Overheated, underfunded

August 16, 2002

IT'S LIKE a scene out of a cheap prison flick: A wickedly hot summer broils female inmates to where a judge decries their predicament as inhumane, prison officials are threatened with fines or jail, and defense attorneys argue (with straight faces) for mass release of the prisoners.

In Hollywood, this kind of fantasy thrills. In Baltimore, the reality's not entertaining.

The truth is the cluster of buildings that includes the Baltimore City Women's Detention Center represents the state's most pathetic correctional housing. The whole complex, which also includes Maryland's Supermax prison and other state jails, cries out for massive renovation or (here's an idea) a complete razing and reconstruction.

But there's no political consensus. Prisoners, after all, aren't the most popular constituency in Annapolis. And state money, tight right now and not expected to flow more freely any time soon, has never been committed to plans for a massive overhaul of the complex.

The current flap over the heat in the women's jail may win those inmates some short-term relief. To prevent this predicament from recurring and head off other problems with the facilities, there ought to be a political resolve to make the entire complex more livable.

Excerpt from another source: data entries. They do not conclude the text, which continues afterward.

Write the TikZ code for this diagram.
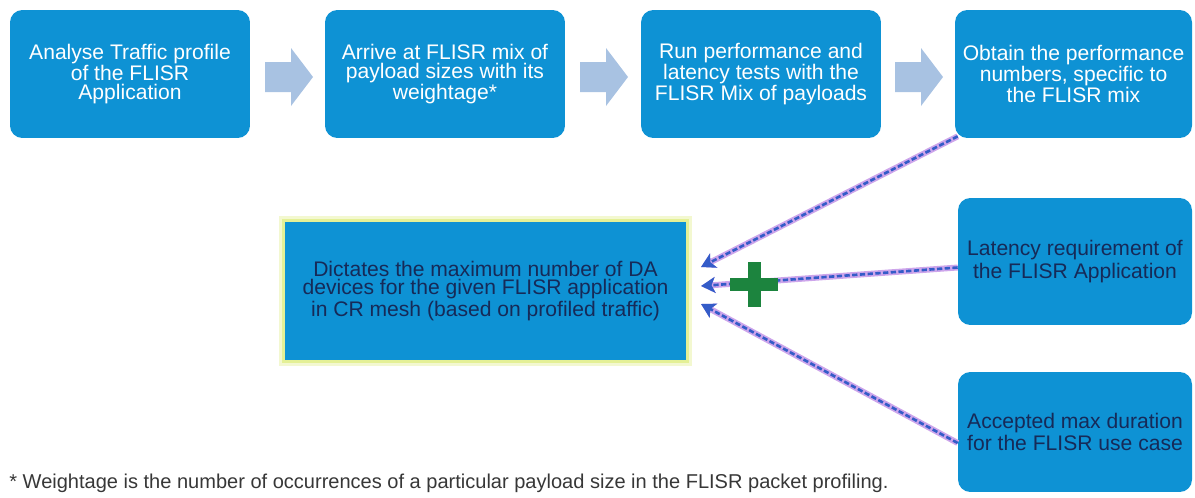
\documentclass[tikz,border=0pt]{standalone}
\usepackage{fontspec}
\setmainfont{Liberation Sans}
\usetikzlibrary{arrows.meta}

\definecolor{boxblue}{RGB}{14,146,212}
\definecolor{chevcol}{RGB}{168,194,226}
\definecolor{navy}{RGB}{22,42,88}
\definecolor{glowcol}{RGB}{228,240,150}
\definecolor{linkblue}{RGB}{52,92,200}
\definecolor{halocol}{RGB}{205,165,235}
\definecolor{plusgreen}{RGB}{28,132,62}
\definecolor{notegray}{RGB}{55,55,55}

\tikzset{
  stepbox/.style={fill=boxblue, rounded corners=7pt, minimum width=4.8cm,
    minimum height=2.56cm, inner sep=0pt, align=center, text=white,
    font=\fontsize{12}{11}\selectfont},
  sidebox/.style={stepbox, minimum width=4.68cm, text=navy,
    font=\fontsize{12}{13}\selectfont},
  resultbox/.style={fill=boxblue, minimum width=8.02cm, minimum height=2.76cm,
    inner sep=0pt, align=center, text=navy, font=\fontsize{12}{10.5}\selectfont},
  link/.style={draw=linkblue, line width=1.5pt, dash pattern=on 3pt off 1.4pt,
    preaction={draw=halocol, line width=3.4pt, solid},
    -{Stealth[length=8pt,width=9pt,inset=2pt]}},
  note/.style={inner sep=0pt, text=notegray, font=\fontsize{11.4}{13}\selectfont}
}

\begin{document}
\begin{tikzpicture}[x=0.02cm, y=-0.02cm]
  \useasboundingbox (0,0) rectangle (1195,497);

  % process row
  \node[stepbox] (analyse) at (130,74) {Analyse Traffic profile\\of the FLISR\\Application};
  \node[stepbox] (arrive) at (445,74) {Arrive at FLISR mix of\\payload sizes with its\\weightage*};
  \node[stepbox] (run) at (761,74) {Run performance and\\latency tests with the\\FLISR Mix of payloads};
  \node[stepbox, minimum width=4.74cm] (obtain) at (1073.5,74) {Obtain the performance\\numbers, specific to\\the FLISR mix};
  \foreach \x in {265,580,895}
    \fill[chevcol] (\x,62) -- ++(26,0) -- ++(0,-14) -- ++(22,29) -- ++(-22,29) -- ++(0,-14) -- ++(-26,0) -- cycle;

  % result box with glow
  \draw[glowcol!45, line width=7pt] (285,222) rectangle (686,360);
  \draw[glowcol, line width=3.5pt] (285,222) rectangle (686,360);
  \node[resultbox] (dictate) at (485.5,291) {Dictates the maximum number of DA\\devices for the given FLISR application\\in CR mesh (based on profiled traffic)};

  % inputs on the right
  \node[sidebox, minimum height=2.54cm] (latency) at (1075,261.5) {Latency requirement of\\the FLISR Application};
  \node[sidebox, minimum height=2.4cm] (duration) at (1075,432) {Accepted max duration\\for the FLISR use case};

  \coordinate (tipa) at (701,267);
  \coordinate (tipb) at (701,286);
  \coordinate (tipc) at (701,304);
  \draw[link] ([shift={(3,-2)}]obtain.south west) -- (tipa);
  \draw[link] ([yshift=-0.12cm]latency.west) -- (tipb);
  \draw[link] ([yshift=-0.22cm]duration.west) -- (tipc);

  % plus sign
  \fill[plusgreen] (730,278) rectangle (778,291);
  \fill[plusgreen] (748,262) rectangle (761,307);

  \node[note, anchor=base west] (footnote) at (9,488) {* Weightage is the number of occurrences of a particular payload size in the FLISR packet profiling.};
\end{tikzpicture}
\end{document}
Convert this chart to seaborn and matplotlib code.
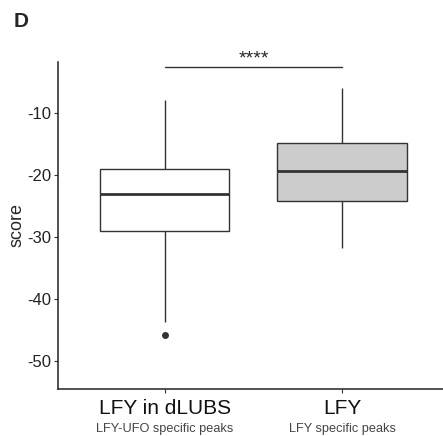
import seaborn as sns
import matplotlib.pyplot as plt
import matplotlib.transforms as mtransforms
import pandas as pd

# raw scores (quartiles, whiskers, outlier)
dlubs_scores = [-45.8, -43.7, -29.0, -26.0, -23.1, -21.0, -19.0, -12.0, -7.9]
lfy_scores = [-31.8, -27.0, -24.2, -21.5, -19.4, -17.0, -14.8, -10.0, -6.0]
groups = ['LFY in dLUBS', 'LFY']
subtitles = ['LFY-UFO specific peaks', 'LFY specific peaks']
fills = ['#ffffff', '#cccccc']
yticks = [-10, -20, -30, -40, -50]

df = pd.DataFrame({
    'group': [groups[0]] * len(dlubs_scores) + [groups[1]] * len(lfy_scores),
    'score': dlubs_scores + lfy_scores,
})

sns.set_style('white')
plt.rcParams['font.family'] = ['Liberation Sans', 'DejaVu Sans']

fig = plt.figure(figsize=(4.43, 4.36), dpi=100)
ax = fig.add_axes([0.131, 0.108, 0.869, 0.75])

line_c = '#333333'
sns.boxplot(data=df, x='group', y='score', hue='group', palette=fills,
            width=0.73, linewidth=1.0, linecolor=line_c, whis=1.5,
            showcaps=False,
            medianprops={'color': line_c, 'linewidth': 2.0},
            flierprops={'marker': 'o', 'markersize': 4, 'markerfacecolor': line_c,
                        'markeredgecolor': line_c},
            legend=False, ax=ax)

ax.set_xlim(-0.6, 1.567)
ax.set_ylim(-54.5, -1.8)
ax.set_yticks(yticks)
ax.set_yticklabels([str(t) for t in yticks], fontsize=12, color='#222222')
ax.set_ylabel('score', fontsize=13, labelpad=1)
ax.set_xlabel('')
ax.set_xticks([0, 1])
ax.set_xticklabels(groups, fontsize=15, color='#111111')
ax.tick_params(axis='both', length=3, width=0.8, color='#333333', direction='out')
ax.tick_params(axis='x', pad=4, bottom=True)
ax.tick_params(axis='y', pad=2, left=True)

for side in ['top', 'right']:
    ax.spines[side].set_visible(False)
for side in ['left', 'bottom']:
    ax.spines[side].set_color('#222222')
    ax.spines[side].set_linewidth(1.1)

# subtitles under the category names
trans = mtransforms.blended_transform_factory(ax.transData, ax.transAxes)
for i, s in enumerate(subtitles):
    ax.text(i, -0.123, s, transform=trans, ha='center', va='center',
            fontsize=9.2, color='#444444')

# significance bar
ax.plot([0, 1], [-2.7, -2.7], color='#333333', linewidth=1.0, clip_on=False)
ax.text(0.5, -1.4, '****', ha='center', va='center', fontsize=14,
        clip_on=False)

fig.text(0.03, 0.951, 'D', fontsize=15, fontweight='bold', va='center')

fig.savefig('out.png', dpi=100)
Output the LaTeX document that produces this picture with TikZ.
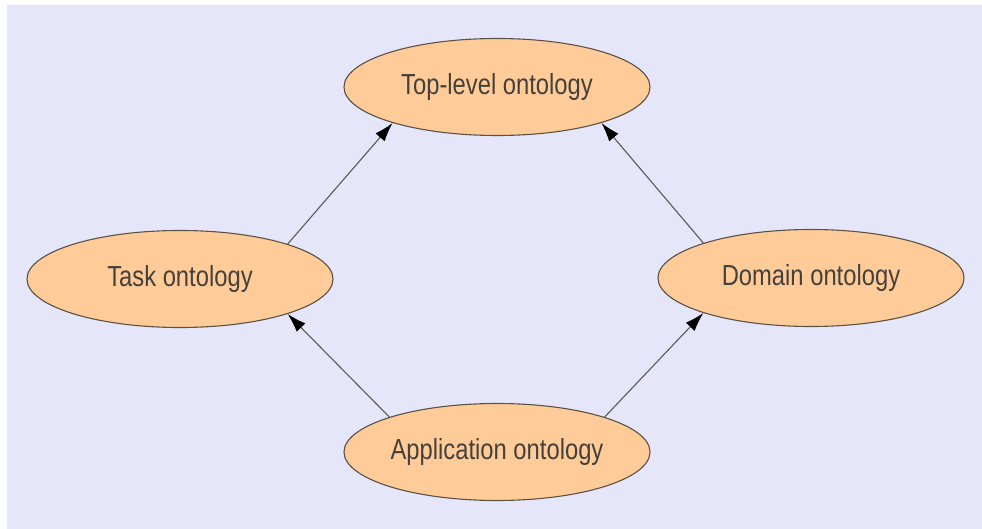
\documentclass[tikz,border=0pt]{standalone}
\usepackage{fontspec}
\setmainfont{Liberation Sans}[FakeStretch=0.82]
\usetikzlibrary{positioning,shapes.geometric,arrows.meta}
\definecolor{lavback}{HTML}{E6E6FA}
\definecolor{peach}{HTML}{FFCC99}
\definecolor{rimcol}{HTML}{5A5244}
\definecolor{txtcol}{HTML}{45403A}
\begin{document}
\begin{tikzpicture}[x=1pt,y=-1pt,
		ontnode/.style={ellipse,draw=rimcol,line width=1.1pt,fill=peach,text=txtcol,
			minimum width=306pt,minimum height=97pt,inner sep=0pt,font=\fontsize{29}{30}\selectfont},
		ontarrow/.style={draw=black!65,line width=1.1pt,-{Latex[length=19pt,width=12pt,color=black]}}]
		\useasboundingbox (0,0) rectangle (982,529);
		\fill[lavback] (7,5) rectangle (982,529);

		\node[ontnode] at (497,87) 	(top)	{Top-level ontology};
		\node[ontnode] at (180,279) 	(task)	{Task ontology};
		\node[ontnode] at (811,278) 	(domain)	{Domain ontology};
		\node[ontnode] at (497,452) 	(app)	{Application ontology};

		\draw[ontarrow] (task.18) -- (top.199);
		\draw[ontarrow] (domain.162) -- (top.341);
		\draw[ontarrow] (app.162) -- (task.342);
		\draw[ontarrow] (app.18) -- (domain.198);
	\end{tikzpicture}
\end{document}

The juvenile wing of the city jail is also not air-conditioned, and it's ill-suited to providing the required correctional and educational services for those inmates. Additionally, the city jail's population is growing beyond the facility's capacity, as police bump up arrests (almost 275 a day now) and the average length of stay gets longer.

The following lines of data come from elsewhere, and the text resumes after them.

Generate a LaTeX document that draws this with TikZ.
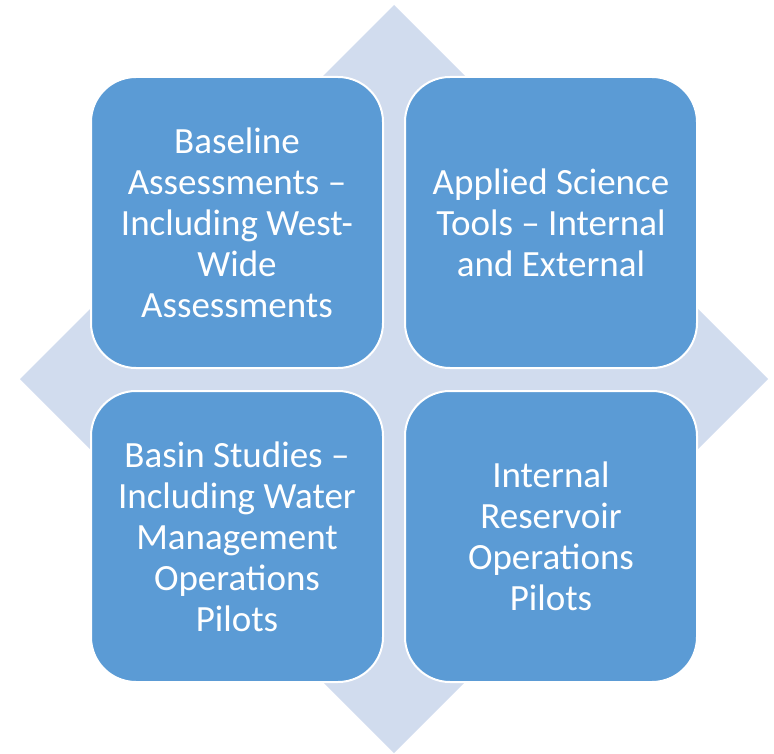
\documentclass[tikz,border=0pt]{standalone}
\usepackage{fontspec}
\setmainfont{Carlito}
\definecolor{boxblue}{HTML}{5B9BD5}
\definecolor{diamondblue}{HTML}{D1DCEE}
\begin{document}
\begin{tikzpicture}[x=1pt,y=-1pt,
  quad/.style={draw=white, line width=2pt, fill=boxblue, rounded corners=45pt,
    minimum width=292pt, minimum height=291pt, inner sep=0pt,
    text=white, align=center, font=\fontsize{37}{41}\selectfont}]
\useasboundingbox (0,0) rectangle (774,754);
\fill[diamondblue] (394,5) -- (768,379) -- (394,753) -- (20,379) -- cycle;
\node[quad] (tl) at (237,222.5) {Baseline\\Assessments –\\Including West-\\Wide\\Assessments};
\node[quad] (tr) at (551,222.5) {Applied Science\\Tools – Internal\\and External};
\node[quad] (bl) at (237,536.5) {Basin Studies –\\Including Water\\Management\\Operations\\Pilots};
\node[quad] (br) at (551,536.5) {Internal\\Reservoir\\Operations\\Pilots};
\end{tikzpicture}
\end{document}
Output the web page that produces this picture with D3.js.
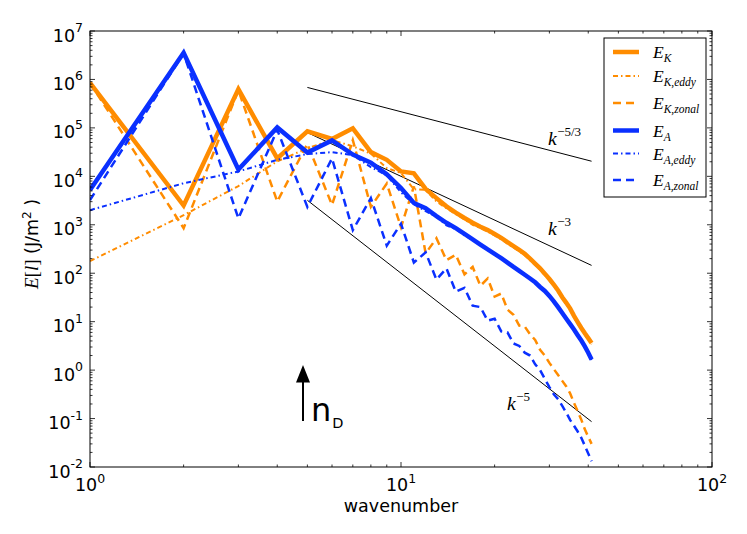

Parts of the various state prisons located in the same complex date back to the early 1800s and cannot be made into modern correctional facilities.

Stuart O. Simms, the secretary of the state Department of Public Safety and Correctional Services, has a long-term vision for the complex, which involves renovation of some parts, reconfiguration of others and the complete rebuilding of portions. But that plan has never earned the backing for funding. To their credit, legislators have been quick to fund emergency maintenance at the complex (to the tune of about $2 million a year), but they've been reluctant to commit the much higher sums needed for comprehensive changes.

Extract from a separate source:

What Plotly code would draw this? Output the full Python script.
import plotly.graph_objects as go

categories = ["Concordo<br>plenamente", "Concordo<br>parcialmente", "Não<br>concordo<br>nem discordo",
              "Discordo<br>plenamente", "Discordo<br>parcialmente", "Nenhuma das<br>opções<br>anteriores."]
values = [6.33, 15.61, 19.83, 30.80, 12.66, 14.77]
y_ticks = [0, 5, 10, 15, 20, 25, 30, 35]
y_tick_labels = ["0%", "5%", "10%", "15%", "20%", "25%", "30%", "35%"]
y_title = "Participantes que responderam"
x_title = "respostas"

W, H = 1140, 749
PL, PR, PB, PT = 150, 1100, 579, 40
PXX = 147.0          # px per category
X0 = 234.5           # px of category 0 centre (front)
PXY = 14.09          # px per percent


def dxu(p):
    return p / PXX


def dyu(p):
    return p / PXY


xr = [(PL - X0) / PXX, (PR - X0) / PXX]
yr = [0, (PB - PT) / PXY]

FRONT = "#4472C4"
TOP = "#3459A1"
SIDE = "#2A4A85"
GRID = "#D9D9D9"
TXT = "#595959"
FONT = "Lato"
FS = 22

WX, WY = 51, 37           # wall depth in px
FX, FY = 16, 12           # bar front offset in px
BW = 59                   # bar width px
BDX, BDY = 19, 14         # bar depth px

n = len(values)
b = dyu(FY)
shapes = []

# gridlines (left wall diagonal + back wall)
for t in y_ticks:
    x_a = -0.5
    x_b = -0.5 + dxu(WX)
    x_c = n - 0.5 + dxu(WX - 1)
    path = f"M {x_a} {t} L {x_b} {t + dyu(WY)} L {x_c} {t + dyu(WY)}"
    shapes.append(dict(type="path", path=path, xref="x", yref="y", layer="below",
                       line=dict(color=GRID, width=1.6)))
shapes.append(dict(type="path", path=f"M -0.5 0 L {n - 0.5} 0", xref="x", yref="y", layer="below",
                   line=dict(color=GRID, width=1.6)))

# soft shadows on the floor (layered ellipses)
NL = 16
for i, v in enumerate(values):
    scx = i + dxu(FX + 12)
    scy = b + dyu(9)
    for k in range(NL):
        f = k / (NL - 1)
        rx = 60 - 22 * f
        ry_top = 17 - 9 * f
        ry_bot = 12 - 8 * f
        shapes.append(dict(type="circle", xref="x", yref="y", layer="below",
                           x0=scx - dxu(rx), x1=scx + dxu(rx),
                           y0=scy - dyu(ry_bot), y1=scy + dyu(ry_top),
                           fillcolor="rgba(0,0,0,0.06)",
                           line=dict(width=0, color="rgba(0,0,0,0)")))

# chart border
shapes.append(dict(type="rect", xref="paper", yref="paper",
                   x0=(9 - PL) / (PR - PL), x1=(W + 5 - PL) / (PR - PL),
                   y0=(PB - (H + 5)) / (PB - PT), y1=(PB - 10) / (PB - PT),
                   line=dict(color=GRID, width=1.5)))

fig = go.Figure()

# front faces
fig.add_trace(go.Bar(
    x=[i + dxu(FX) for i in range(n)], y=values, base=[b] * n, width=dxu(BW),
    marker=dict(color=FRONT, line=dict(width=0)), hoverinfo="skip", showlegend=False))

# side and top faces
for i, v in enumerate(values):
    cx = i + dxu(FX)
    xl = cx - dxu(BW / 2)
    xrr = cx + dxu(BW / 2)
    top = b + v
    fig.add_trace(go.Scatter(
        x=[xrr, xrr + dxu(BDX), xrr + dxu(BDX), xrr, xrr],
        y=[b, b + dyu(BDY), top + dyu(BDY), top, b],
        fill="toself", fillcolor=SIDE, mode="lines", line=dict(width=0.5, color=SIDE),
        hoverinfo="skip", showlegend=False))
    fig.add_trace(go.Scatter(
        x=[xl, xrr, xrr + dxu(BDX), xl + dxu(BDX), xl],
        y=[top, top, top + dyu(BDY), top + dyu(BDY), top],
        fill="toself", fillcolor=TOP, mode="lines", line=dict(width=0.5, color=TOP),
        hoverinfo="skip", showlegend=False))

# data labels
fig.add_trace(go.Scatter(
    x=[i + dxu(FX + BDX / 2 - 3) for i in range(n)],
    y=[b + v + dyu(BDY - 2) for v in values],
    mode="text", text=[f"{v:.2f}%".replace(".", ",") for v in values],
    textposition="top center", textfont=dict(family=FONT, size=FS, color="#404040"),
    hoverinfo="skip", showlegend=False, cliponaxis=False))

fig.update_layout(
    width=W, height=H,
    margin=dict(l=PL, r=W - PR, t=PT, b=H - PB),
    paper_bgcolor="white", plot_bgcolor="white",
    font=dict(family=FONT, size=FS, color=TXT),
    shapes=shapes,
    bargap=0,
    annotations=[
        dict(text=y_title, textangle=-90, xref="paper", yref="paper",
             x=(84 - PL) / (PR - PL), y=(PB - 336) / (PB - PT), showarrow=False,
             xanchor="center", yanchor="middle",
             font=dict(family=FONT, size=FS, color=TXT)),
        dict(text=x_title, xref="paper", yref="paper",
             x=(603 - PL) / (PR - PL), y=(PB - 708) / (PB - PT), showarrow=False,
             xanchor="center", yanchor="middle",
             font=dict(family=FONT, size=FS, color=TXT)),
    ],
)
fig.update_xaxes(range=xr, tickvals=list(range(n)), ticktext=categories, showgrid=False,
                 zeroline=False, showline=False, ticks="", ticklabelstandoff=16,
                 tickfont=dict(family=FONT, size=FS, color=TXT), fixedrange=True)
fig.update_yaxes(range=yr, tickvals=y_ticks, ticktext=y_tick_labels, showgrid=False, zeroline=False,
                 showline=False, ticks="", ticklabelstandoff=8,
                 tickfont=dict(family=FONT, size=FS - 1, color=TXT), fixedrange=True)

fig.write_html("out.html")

If the sweltering women's jail proves anything, it's that a shift in policy is overdue. Next legislative session seems a good time to start. And, of course, if Mr. Simms and other prison officials are held in contempt over the female inmates' suffering, more immediate interference from Gov. Parris N. Glendening might be required.

Prison shouldn't be comfortable or enjoyable. But it shouldn't be hellish either, as the U.S. Constitution's Eighth Amendment reminds. Maryland has an obligation to ensure that conditions in Baltimore's city jail don't compromise that ideal.